Painting by James Tissot

Young Women Looking at Japanese Articles is an oil painting on canvas by the French artist James Tissot, from 1869.

==History and description==
It depicts two young French woman peering curiously at artefacts acquired from Japan. This reflected the burst of enthusiasm for Japanese influences, known as Japonisme, that impacted European art following the Perry Mission to Japan in 1853.

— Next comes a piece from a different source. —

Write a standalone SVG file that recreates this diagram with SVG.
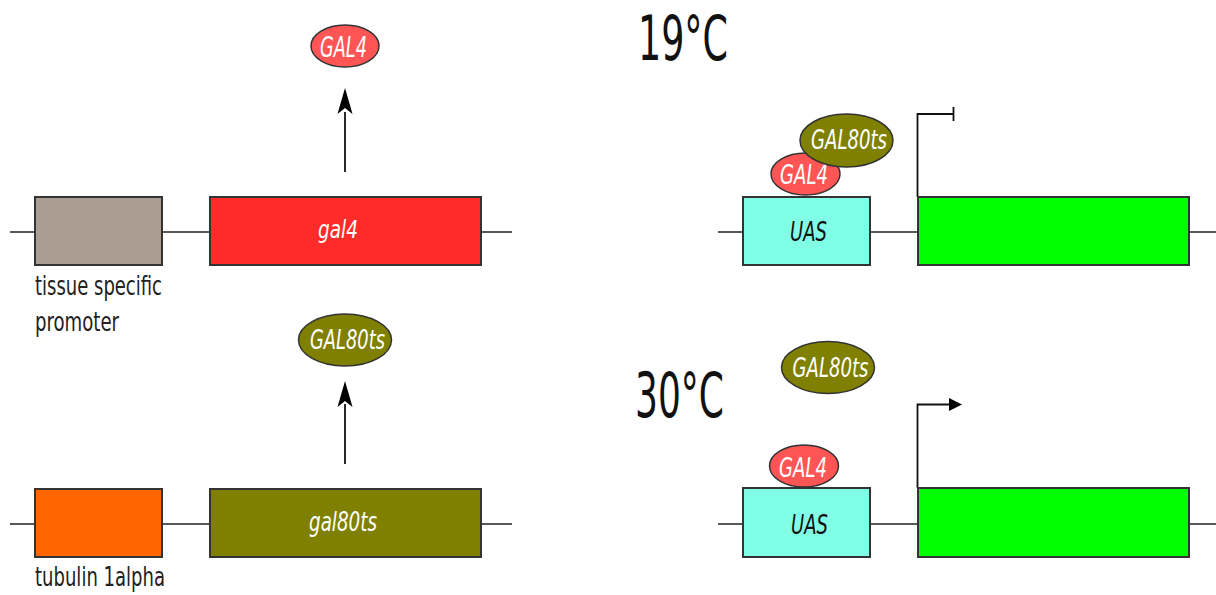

It was one of a series of Japanese-themed painting Tissot produced during the decade.
The following year Tissot left for London following the outbreak of the Franco-Prussian War and went on to produce many of his most famous genre paintings in Britain. Today the painting is in the collection of Cincinnati Art Museum in Ohio, which acquired it in 1984.

==Bibliography==
- Gere, Charlotte & Hoskins, Lesley. The House Beautiful: Oscar Wilde and the Aesthetic Interior. Lund Humphries, 2000.
- Marshall, Nancy Rose & Warner, Malcolm. James Tissot: Victorian Life, Modern Love. Yale University Press, 1999.
- Ōmori, Tatsuji Japonisme in Art. 1980.
- Yamaguchi, Arisa. Sartorial Japonisme and the Experience of Kimonos in Britain, 1865–1914. Taylor & Francis, 2023.